The years that followed the acquisition can be characterized as good for OpenVMS. A new hardware platform was delivered to the OpenVMS community. A well-engineered system, Alpha, was retired. One in, one out. A blow to Tru64 arrived with the departure of Alpha. Compaq was going to have a hard time selling AlphaServers to a world running Intel and AMD chips. The Alpha processing has been moved to emulation now, so there was value there which HP didn’t see.

One item that tipped the HP board and shareholders into the “yes” bucket on the buyout was synergies. Compaq was in the same business and the same markets, in particular with its ProLiant servers. The executives and programs that were running at Compaq were a good match for HP’s aspirations.

The synergy was so complete that after the buyout of Compaq, customers talked a a Red and a Blue HP. The Red was the meat-eater mindset of Compaq, where day to day competition with the likes of Dell honed the Compaq appetite for conquests. The Blue was the HP of the HP Way, with few layoffs and a collegial culture.

In time, the companies formed a Purple HP. Overlaps were trimmed away, though. HP 3000 MPE/iX users fell away. There was apparently no synergy between OpenVMS business servers and the 3000 operations. It doesn’t help when you’re the smaller entity during a buyout.

Xerox is much smaller than HP Inc. Nevertheless, Xerox is offering $24 a share and offering a full slate of directors for the upcoming vote at the HP Inc. shareholder meeting this spring. HP is feeling the heat. Rather than dismissing the Xerox buyout, it now says there are perfect conditions for triggering that synergy.

HP’s CEO Enrique Lores says HP is “reaching out to Xerox to explore if there is a combination that creates value for HP shareholders that is additive to HP’s strategic and financial plan.” Lores says discussions with Xerox have started.

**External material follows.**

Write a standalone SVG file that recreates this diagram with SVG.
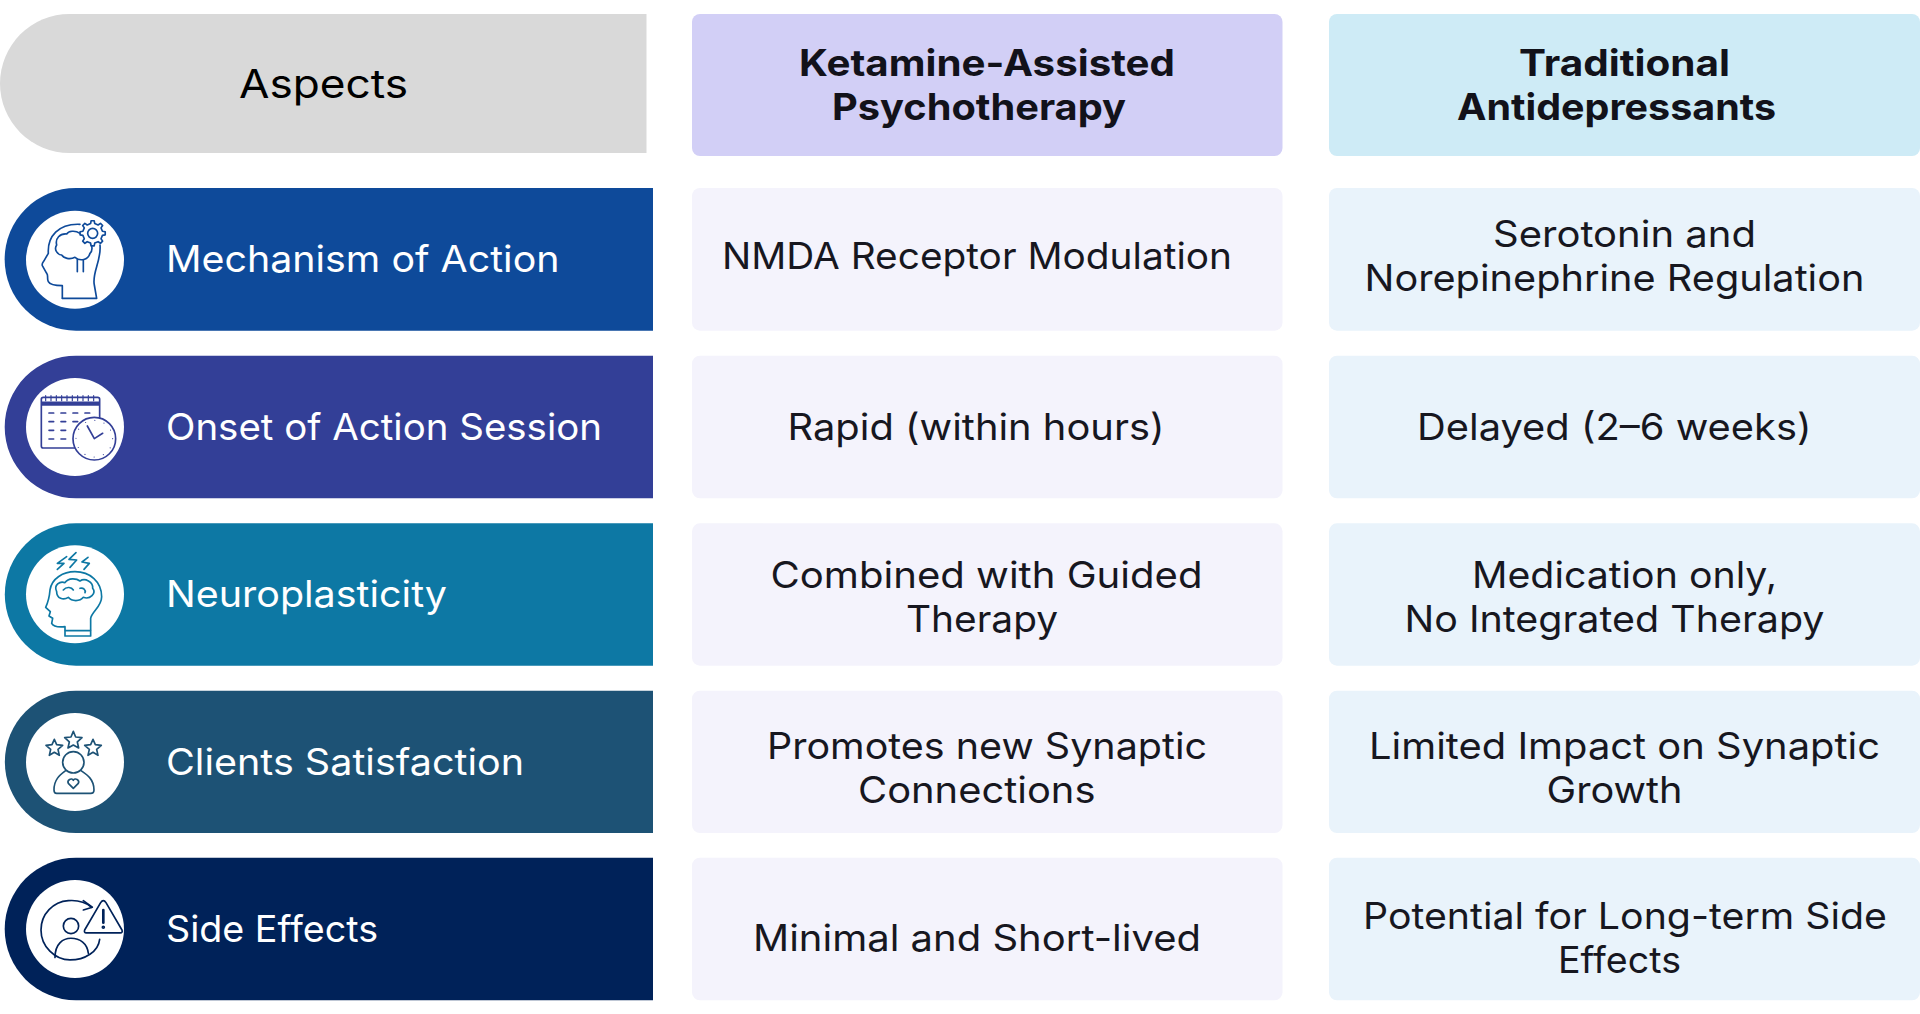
<svg xmlns="http://www.w3.org/2000/svg" width="1920" height="1014" viewBox="0 0 1920 1014">
<style>
text{font-family:"Inter","Noto Sans","Liberation Sans",sans-serif;font-size:37px;fill:#17171f;font-weight:400}
.asp{fill:#000;font-size:39px}
.lbl{fill:#fff}
.hd{font-weight:700;fill:#12121a}
.k{fill:#f4f3fc}.t{fill:#e9f3fb}
.disc{fill:#fff}
.ic{fill:none;stroke-width:5;stroke-linecap:round;stroke-linejoin:round}
.w{fill:#fff}
</style>
<rect width="1920" height="1014" fill="#fff"/>
<g id="head-aspects"><path d="M646.500 14V153H69.500A69.500 69.500 0 0 1 69.500 14Z" fill="#d9d9d9"/><text class="asp" x="239" y="98" textLength="169" lengthAdjust="spacingAndGlyphs">Aspects</text></g>
<g id="head-ketamine"><rect x="692" y="14" width="590.500" height="142" rx="8" fill="#d2cff6"/><text class="hd" x="799" y="76" textLength="376" lengthAdjust="spacingAndGlyphs">Ketamine-Assisted</text><text class="hd" x="832" y="120" textLength="294" lengthAdjust="spacingAndGlyphs">Psychotherapy</text></g>
<g id="head-traditional"><rect x="1329" y="14" width="591" height="142" rx="8" fill="#ceebf6"/><text class="hd" x="1519" y="76" textLength="211" lengthAdjust="spacingAndGlyphs">Traditional</text><text class="hd" x="1457" y="120" textLength="319" lengthAdjust="spacingAndGlyphs">Antidepressants</text></g>

<g id="row-mechanism">
<path d="M653 188V330.700H76A71.350 71.350 0 0 1 76 188Z" fill="#0e4a9a"/>
<circle class="disc" cx="75" cy="259.700" r="49"/>
<g transform="translate(0 170) scale(.3333)" class="ic" stroke="#0e4a9a">
<path d="M187 385V347C170 347 150 345 145 335C140 325 146 318 140 310L127 287C125 282 128 278 131 274L145 250C142 200 175 160 240 163"/><path d="M300 225C305 270 275 310 283 345L290 385H187"/>
<path d="M240 190C225 180 205 183 200 192C180 190 165 205 170 225C160 240 175 255 185 255C190 265 210 270 225 262C240 275 265 270 270 250C280 240 275 225 272 222"/>
<path d="M232 268V305M250 270V305"/>
<polygon class="w" transform="translate(278 190)" points="29.300,-6.200 37.700,-4.600 37.700,4.600 29.300,6.200 25.100,16.300 29.900,23.400 23.400,29.900 16.300,25.100 6.200,29.300 4.600,37.700 -4.600,37.700 -6.200,29.300 -16.300,25.100 -23.400,29.900 -29.900,23.400 -25.100,16.300 -29.300,6.200 -37.700,4.600 -37.700,-4.600 -29.300,-6.200 -25.100,-16.300 -29.900,-23.400 -23.400,-29.900 -16.300,-25.100 -6.200,-29.300 -4.600,-37.700 4.600,-37.700 6.200,-29.300 16.300,-25.100 23.400,-29.900 29.900,-23.400 25.100,-16.300"/>
<circle cx="278" cy="190" r="15"/>
</g>
<text class="lbl" x="166" y="271.500" textLength="393.500" lengthAdjust="spacingAndGlyphs">Mechanism of Action</text>
</g>

<g id="row-onset">
<path d="M653 355.700V498.300H76A71.300 71.300 0 0 1 76 355.700Z" fill="#333f97"/>
<circle class="disc" cx="75" cy="427" r="49"/>
<g transform="translate(0 170) scale(.3333)" class="ic" stroke="#333f97">
<rect x="124" y="682" width="175" height="152" rx="6"/>
<path d="M124 701H299" stroke-width="13" stroke-linecap="butt"/>
<path d="M137 677V692M153 677V692M169 677V692M185 677V692M201 677V692M217 677V692M233 677V692M249 677V692M265 677V692M281 677V692" stroke-width="3.500"/>
<path d="M147 729H161M183 729H197M219 729H233M255 729H269M147 755H161M183 755H197M219 755H233M147 781H161M183 781H197M147 807H161M183 807H197"/>
<circle cx="283" cy="806" r="64" class="w"/>
<path d="M283 806L262 768M283 806L308 790"/>
<circle cx="283" cy="806" r="55" stroke-width="3.500" stroke-dasharray="0 28.800"/>
</g>
<text class="lbl" x="166" y="440" textLength="436" lengthAdjust="spacingAndGlyphs">Onset of Action Session</text>
</g>

<g id="row-neuroplasticity">
<path d="M653 523.300V665.700H76A70 70 0 0 1 76 523.300Z" fill="#0d78a4"/>
<circle class="disc" cx="75" cy="594.300" r="49"/>
<g transform="translate(0 510) scale(.3333)" class="ic" stroke="#0d78a4">
<path d="M200 140L172 160L192 160L172 178M228 128L207 148L230 150L210 172M264 142L246 156L268 160L252 178"/>
<path d="M195 360V350C175 352 160 350 155 340L158 325L147 318L151 305L137 292C145 275 148 265 150 240C155 205 190 185 225 185C270 185 305 215 305 260C305 290 275 305 272 325V360"/>
<path d="M195 362H272V378H195Z"/>
<path d="M170 245C160 225 180 212 195 218C205 202 230 205 240 213C255 203 280 215 278 235C290 250 270 270 250 262C240 275 215 275 205 262C190 272 170 265 170 245Z"/>
<path d="M190 240C200 228 215 232 220 240M240 235C250 232 258 240 255 248"/>
</g>
<text class="lbl" x="166" y="607" textLength="281" lengthAdjust="spacingAndGlyphs">Neuroplasticity</text>
</g>

<g id="row-clients">
<path d="M653 690.700V833H76A70 70 0 0 1 76 690.700Z" fill="#1d5275"/>
<circle class="disc" cx="75" cy="762" r="49"/>
<g transform="translate(0 510) scale(.3333)" class="ic" stroke="#1d5275">
<path d="M220 664L227 681L246 683L232 696L236 714L220 705L204 714L208 696L194 683L213 681Z"/>
<path d="M163 688L170 704L188 706L174 718L178 736L163 727L148 736L152 718L138 706L156 704Z"/>
<path d="M279 688L286 704L304 706L290 718L294 736L279 727L264 736L268 718L254 706L272 704Z"/>
<circle cx="220" cy="757" r="32"/>
<path d="M197 782C180 795 162 808 162 840C162 846 165 850 170 850H272C278 850 282 846 282 840C282 808 262 795 243 782"/>
<path d="M220 835L205 820C200 810 215 802 220 811C225 802 240 810 235 820Z"/>
</g>
<text class="lbl" x="166" y="775" textLength="358" lengthAdjust="spacingAndGlyphs">Clients Satisfaction</text>
</g>

<g id="row-side-effects">
<path d="M653 857.700V1000.300H76A70 70 0 0 1 76 857.700Z" fill="#002259"/>
<circle class="disc" cx="75" cy="929" r="49"/>
<g transform="translate(0 510) scale(.3333)" class="ic" stroke="#002259">
<path d="M275 1192C255 1175 230 1170 205 1172C160 1175 123 1212 123 1260C123 1310 165 1350 210 1350C255 1350 295 1325 299 1288"/>
<path d="M250 1172L277 1192L250 1200"/>
<circle cx="213" cy="1248" r="23"/>
<path d="M165 1343C165 1300 190 1285 213 1285C240 1285 262 1300 265 1330"/>
<path d="M310 1172C313 1172 316 1175 318 1178L366 1260C368 1265 366 1269 361 1269H259C254 1269 252 1265 254 1260L302 1178C304 1175 307 1172 310 1172Z" class="w"/>
<path d="M310 1200V1238" stroke-width="8"/><circle cx="310" cy="1252" r="3" stroke-width="5"/>
</g>
<text class="lbl" x="166" y="941.500" textLength="212" lengthAdjust="spacingAndGlyphs">Side Effects</text>
</g>

<g id="cell-k1"><rect class="k" x="692" y="188" width="590.500" height="142.700" rx="8"/><text x="722" y="268.700" textLength="510" lengthAdjust="spacingAndGlyphs">NMDA Receptor Modulation</text></g>
<g id="cell-k2"><rect class="k" x="692" y="355.700" width="590.500" height="142.600" rx="8"/><text x="787.500" y="439.500" textLength="377" lengthAdjust="spacingAndGlyphs">Rapid (within hours)</text></g>
<g id="cell-k3"><rect class="k" x="692" y="523.300" width="590.500" height="142.400" rx="8"/><text x="770.500" y="587.700" textLength="432" lengthAdjust="spacingAndGlyphs">Combined with Guided</text><text x="906" y="632" textLength="152" lengthAdjust="spacingAndGlyphs">Therapy</text></g>
<g id="cell-k4"><rect class="k" x="692" y="690.700" width="590.500" height="142.300" rx="8"/><text x="767" y="759" textLength="440" lengthAdjust="spacingAndGlyphs">Promotes new Synaptic</text><text x="858" y="803" textLength="237.500" lengthAdjust="spacingAndGlyphs">Connections</text></g>
<g id="cell-k5"><rect class="k" x="692" y="857.700" width="590.500" height="142.600" rx="8"/><text x="753" y="950.700" textLength="448" lengthAdjust="spacingAndGlyphs">Minimal and Short-lived</text></g>

<g id="cell-t1"><rect class="t" x="1329" y="188" width="591" height="142.700" rx="8"/><text x="1493" y="246.700" textLength="263" lengthAdjust="spacingAndGlyphs">Serotonin and</text><text x="1364.500" y="291" textLength="500" lengthAdjust="spacingAndGlyphs">Norepinephrine Regulation</text></g>
<g id="cell-t2"><rect class="t" x="1329" y="355.700" width="591" height="142.600" rx="8"/><text x="1417" y="439.500" textLength="394.500" lengthAdjust="spacingAndGlyphs">Delayed (2–6 weeks)</text></g>
<g id="cell-t3"><rect class="t" x="1329" y="523.300" width="591" height="142.400" rx="8"/><text x="1472" y="587.700" textLength="305" lengthAdjust="spacingAndGlyphs">Medication only,</text><text x="1404.500" y="632" textLength="420" lengthAdjust="spacingAndGlyphs">No Integrated Therapy</text></g>
<g id="cell-t4"><rect class="t" x="1329" y="690.700" width="591" height="142.300" rx="8"/><text x="1369" y="759" textLength="511" lengthAdjust="spacingAndGlyphs">Limited Impact on Synaptic</text><text x="1546.500" y="803" textLength="136" lengthAdjust="spacingAndGlyphs">Growth</text></g>
<g id="cell-t5"><rect class="t" x="1329" y="857.700" width="591" height="142.600" rx="8"/><text x="1363" y="929.200" textLength="524" lengthAdjust="spacingAndGlyphs">Potential for Long-term Side</text><text x="1558" y="973" textLength="123" lengthAdjust="spacingAndGlyphs">Effects</text></g>
</svg>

Like every synergy buyout, the companies must reduce costs and invest in areas to grow in order to find a match. Just two weeks ago, the HP board said Xerox “meaningfully undervalues HP, creates significant risk and compromises the future of our company.”

HP Inc. needs changes in a value exchange, which is code for how the synergy would improve HP’s value. HP wants a better capitalization for the purchase. Finally there are the synergy possibilities; HP says they’re overstated. With all that said, HP will talk to see “if there is a combination that creates value for HP shareholders that is additive to HP’s strategic and financial plan.”

Customers who own HP Inc. products aren’t going to be polled. Not any more than the OpenVMS customers were consulted when Compaq allowed itself to get bought. There was that red, blue, and purple synergy, though.